Огорчения Александры Васильевны Глеб Иванович и замечал, и понимал. И посему измыслил однажды замечательную «коммерцию».
Мясной товар поставлял Александре Васильевне разбитной ярославец с Сенного рынка. Глеб Иванович подкараулил его на черной лестнице и попросил об одолжении, как говорится, не в службу, а в дружбу. Ярославец отвечал – завсегда, мол, готов. Пожалуйста, продолжал Глеб Иванович, не торгуйтесь с Александрой Васильевной, какую цену назначит, на такую и соглашайтесь. «Завсегда готовый» мясник попятился. Помилуйте, говорит, сами знаете, скотина привозная, того и гляди по миру пойдешь, никак-с невозможно-с… Нет, нет, оборвал Глеб Иванович, вы меня не поняли; вы настоящую-то цену записывайте, мы с вами под конец месяца и сочтемся, я вам еще и приплачу по пятачку с фунта. Ярославец просиял, экий господин-то славный… Так и пошло, ладно да складно, к полному общему удовольствию. Неизвестно, сколь бы долго продолжалось, не поделись Александра Васильевна своей удачливостью со знакомыми дамами. Само собой, клиентура у ярославца резко увеличилась. Да сразу и осеклась. Как так, всполошились покупательницы, что же ты, мошенник, с нас дерешь, а вот с госпожой Успенской по-божески, ах ты негодник, ах ты бесстыдник… Ярославец оскорбился: зачем-де мораль напущать? Был бы ваш супруг-то таким же славным господином, как Глеб Иванович… И «ларчик» открылся. Александра Васильевна не знала, сердиться ли, смеяться ли, Глеб Иванович приуныл, как банкрут, хмыкал, разводил руками и повторял, что «скотина привозная, никак-с невозможно-с…»

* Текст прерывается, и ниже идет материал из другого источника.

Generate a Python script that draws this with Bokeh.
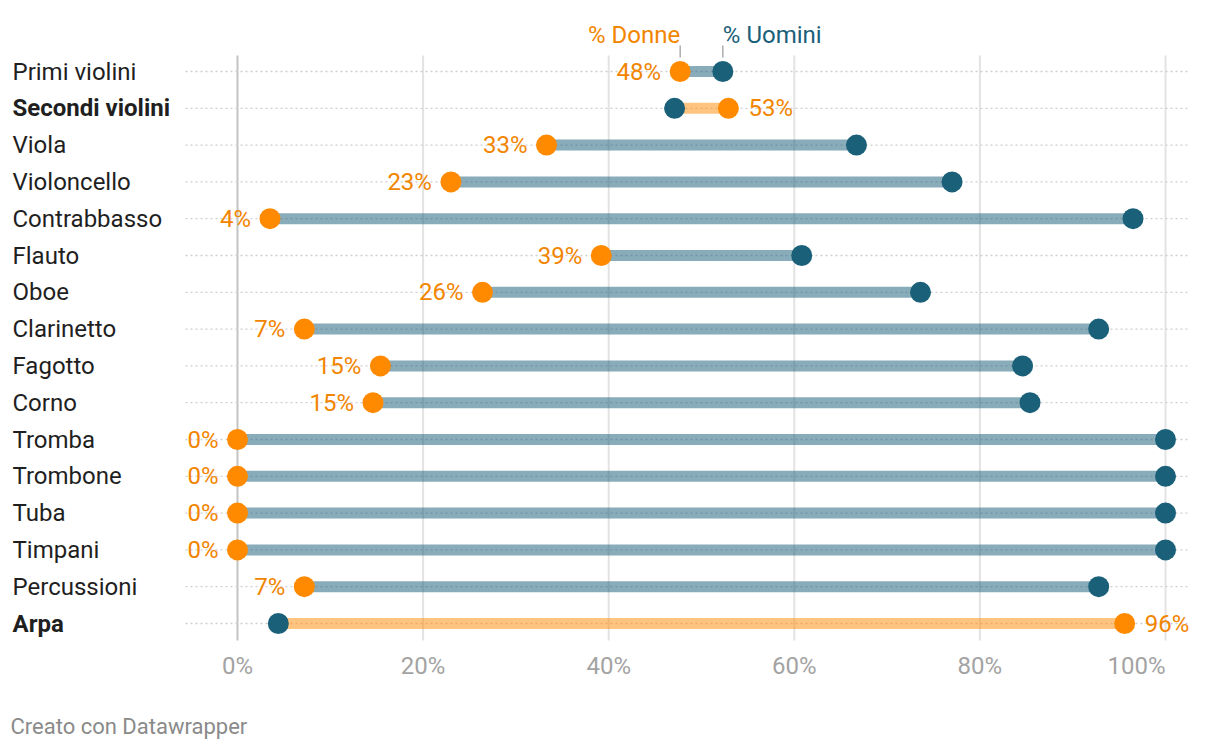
from bokeh.plotting import figure
from bokeh.models import ColumnDataSource, Range1d
from bokeh.core.properties import value
from bokeh.embed import file_html
from bokeh.resources import INLINE

categories = ["Primi violini", "Secondi violini", "Viola", "Violoncello", "Contrabbasso",
              "Flauto", "Oboe", "Clarinetto", "Fagotto", "Corno", "Tromba", "Trombone",
              "Tuba", "Timpani", "Percussioni", "Arpa"]
bold_categories = ["Secondi violini", "Arpa"]
donne = [47.7, 52.9, 33.3, 23.0, 3.5, 39.2, 26.4, 7.2, 15.4, 14.6, 0, 0, 0, 0, 7.2, 95.6]
uomini = [52.3, 47.1, 66.7, 77.0, 96.5, 60.8, 73.6, 92.8, 84.6, 85.4, 100, 100, 100, 100, 92.8, 4.4]
x_ticks = [0, 20, 40, 60, 80, 100]
x_tick_labels = ["0%", "20%", "40%", "60%", "80%", "100%"]

W, H = 1204, 746
PX_PER_UNIT = 9.28
X0 = 237          # canvas x of 0%
ROW0 = 71         # canvas y of first row
ROW_STEP = 36.8

def sx(px):
    return (px - X0) / PX_PER_UNIT

def sy(py):
    return (py - ROW0) / ROW_STEP

FONT = "Roboto"
FS = "24px"
ORANGE = "#ff8a00"
ORANGE_TXT = "#f28500"
TEAL = "#1a6079"

p = figure(width=W, height=H, output_backend="svg", toolbar_location=None,
           x_range=Range1d(-X0 / PX_PER_UNIT, (W - X0) / PX_PER_UNIT),
           y_range=Range1d((H - ROW0) / ROW_STEP, -ROW0 / ROW_STEP),
           min_border=0, outline_line_color=None)
p.axis.visible = False
p.grid.visible = False
p.background_fill_color = "white"
p.border_fill_color = "white"

n = len(categories)
ys = list(range(n))

# vertical gridlines
grid_colors = ["#c4c4c4" if t == 0 else "#e3e3e3" for t in x_ticks]
p.segment(x0=x_ticks, x1=x_ticks, y0=[sy(55)] * len(x_ticks), y1=[sy(640)] * len(x_ticks),
          line_color=grid_colors, line_width=2)

# dotted row lines
p.segment(x0=[sx(185)] * n, x1=[sx(1190)] * n, y0=ys, y1=ys,
          line_color="#cfcfcf", line_width=1.3, line_dash="2 3")

# bars
lo = [min(d, u) for d, u in zip(donne, uomini)]
hi = [max(d, u) for d, u in zip(donne, uomini)]
bar_colors = [TEAL if u >= d else ORANGE for d, u in zip(donne, uomini)]
bar_alpha = [0.52 if u >= d else 0.5 for d, u in zip(donne, uomini)]
p.segment(x0=lo, x1=hi, y0=ys, y1=ys, line_color=bar_colors, line_alpha=bar_alpha,
          line_width=11, line_cap="butt")

# dots
p.scatter(x=uomini, y=ys, size=21, fill_color=TEAL, line_color=None)
p.scatter(x=donne, y=ys, size=21, fill_color=ORANGE, line_color=None)

# value labels
left_src = ColumnDataSource(dict(
    x=[d for d, u in zip(donne, uomini) if d < u],
    y=[i for i, (d, u) in enumerate(zip(donne, uomini)) if d < u],
    t=[f"{round(d)}%" for d, u in zip(donne, uomini) if d < u]))
right_src = ColumnDataSource(dict(
    x=[d for d, u in zip(donne, uomini) if d >= u],
    y=[i for i, (d, u) in enumerate(zip(donne, uomini)) if d >= u],
    t=[f"{round(d)}%" for d, u in zip(donne, uomini) if d >= u]))
p.text(x="x", y="y", text="t", source=left_src, text_align="right", text_baseline="middle",
       x_offset=-19, text_color=ORANGE_TXT, text_font=value(FONT), text_font_size=FS)
p.text(x="x", y="y", text="t", source=right_src, text_align="left", text_baseline="middle",
       x_offset=20, text_color=ORANGE_TXT, text_font=value(FONT), text_font_size=FS)

# category labels
normal = [(c, i) for i, c in enumerate(categories) if c not in bold_categories]
bold = [(c, i) for i, c in enumerate(categories) if c in bold_categories]
p.text(x=[sx(12)] * len(normal), y=[i for _, i in normal], text=[c for c, _ in normal],
       text_align="left", text_baseline="middle", text_color="#1f1f1f",
       text_font=value(FONT), text_font_size=FS)
p.text(x=[sx(12)] * len(bold), y=[i for _, i in bold], text=[c for c, _ in bold],
       text_align="left", text_baseline="middle", text_color="#1f1f1f",
       text_font=value(FONT), text_font_size=FS, text_font_style="bold")

# x tick labels
aligns = ["right" if t == max(x_ticks) else "center" for t in x_ticks]
tick_src = ColumnDataSource(dict(x=x_ticks, t=x_tick_labels, a=aligns,
                                 y=[sy(665)] * len(x_ticks)))
p.text(x="x", y="y", text="t", text_align="a", source=tick_src, text_baseline="middle",
       text_color="#a3a3a3", text_font=value(FONT), text_font_size=FS)

# legend header
p.segment(x0=[donne[0], uomini[0]], x1=[donne[0], uomini[0]],
          y0=[sy(45)] * 2, y1=[sy(57)] * 2, line_color="#999999", line_width=1.2)
p.text(x=[donne[0]], y=[sy(34)], text=["% Donne"], text_align="right", text_baseline="middle",
       text_color=ORANGE_TXT, text_font=value(FONT), text_font_size=FS)
p.text(x=[uomini[0]], y=[sy(34)], text=["% Uomini"], text_align="left", text_baseline="middle",
       text_color=TEAL, text_font=value(FONT), text_font_size=FS)

# credit
p.text(x=[sx(10)], y=[sy(726)], text=["Creato con Datawrapper"], text_align="left",
       text_baseline="middle", text_color="#8a8a8a", text_font=value(FONT),
       text_font_size="22px")

open("out.html", "w").write(file_html(p, INLINE))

Дом, дети, бесконечные хлопоты, нескончаемые заботы, такие вот ярославцы, они-то, грустно думалось Александре Васильевне, и убивают ее бессмертную душу. Она понимала – литература и домашнее – были бы невподым и Глебу Ивановичу. Понимая, принимала ли? Сколь много он мог бы дать Саше, Вере, Маше, Оле… Не в ходу у них ни «папа», ни «папенька» – зовут Глебом, даже и Глебушкой, точно старшего брата. Любимого и любящего, да-да, так, но у брата ведь нет отцовских обязанностей. Александра Васильевна удивлялась чуткой безошибочности детских сердечек: Глеб, Глебушка. Но ее сердце нет-нет да и сжимала обида. Ничтожный повод искоркой падал на трут, вспыхивала ссора.
– Нельзя же мне, Глеб Иванович, все одной да одной.
– Уж не желаете ли, Александра Васильевна, чтобы я с вами непременно под ручку расхаживал?
– Вовсе я этого не желаю, но, согласитесь, не я одна семью заводила.
И Глеба Ивановича такая печаль, такая беспомощность замолаживали, что Александре Васильевне ничего другого не оставалось, как только слезинку смахнуть и пойти удостовериться, не гневается ли самовар – Глебу Ивановичу без чаю, как без папирос.
Она понимала, что на страже всей его сущности стоит эгоизм. Не смешной, не отвратительный, а тот безотчетный, можно сказать, естественный и даже великий эгоизм, без которого нет и невеликого писателя. Опять-таки спрашивается: понимая, принимала ли?
Ее бедное «я», заточенное в семейном «мы», то долу клонилось, то плечи прямило, оставаясь неспособным ни на самоутверждение, ни на самоотречение.
Судя по воспоминаниям доктора Усольцева, Глеб Иванович, проводив жену до станции железной дороги, вернулся в Колмово хотя и молчаливо-рассеянным, но спокойным.
Окно в его палате ослепло еще до полуночи, и это был добрый знак. Усольцев светло подумал о своей душевной неотделимости от Глеба Ивановича и о том, что этот субъективизм дороже служебно-врачебной объективности. И еще успел подумать, засыпая, как хорошо, старомодно и хорошо, когда муж и жена на «вы» и по имени-отчеству: «Вы, Александра Васильевна…», «Вы, Глеб Иванович…»
Утром был обход палат почти ритуальный. Усольцев привычно не замечал запаха карболки и мочи. И привычно замечал, как больные, собираясь на работы, опасаются его докучливой заботливости: вдруг не пустит. Опасения эти были приятны «коллективисту» Усольцеву.
Визит к Успенскому оставлял Николай Николаевич напоследок, так было у них заведено: вслед за визитацией – прогулка. Нынче
Усольцев прицеливался к «французскому сюжету», возникшему как бы в подверстку к беседе в дубовой роще о Буланже и прочем.
Усольцеву пришел на ум губернатор Лагард. Их свидание состоялось в Обоке, в африканском захолустье. Лагард, представитель Франции, восхвалял палачей-версальцев и почем зря костил парижских коммунаров. Вот этот-то «сюжет» и предполагал Николай Николаевич тронуть, прогуливаясь нынче с Глебом Ивановичем. Ведь Успенский был во Франции вскоре после разгрома Коммуны.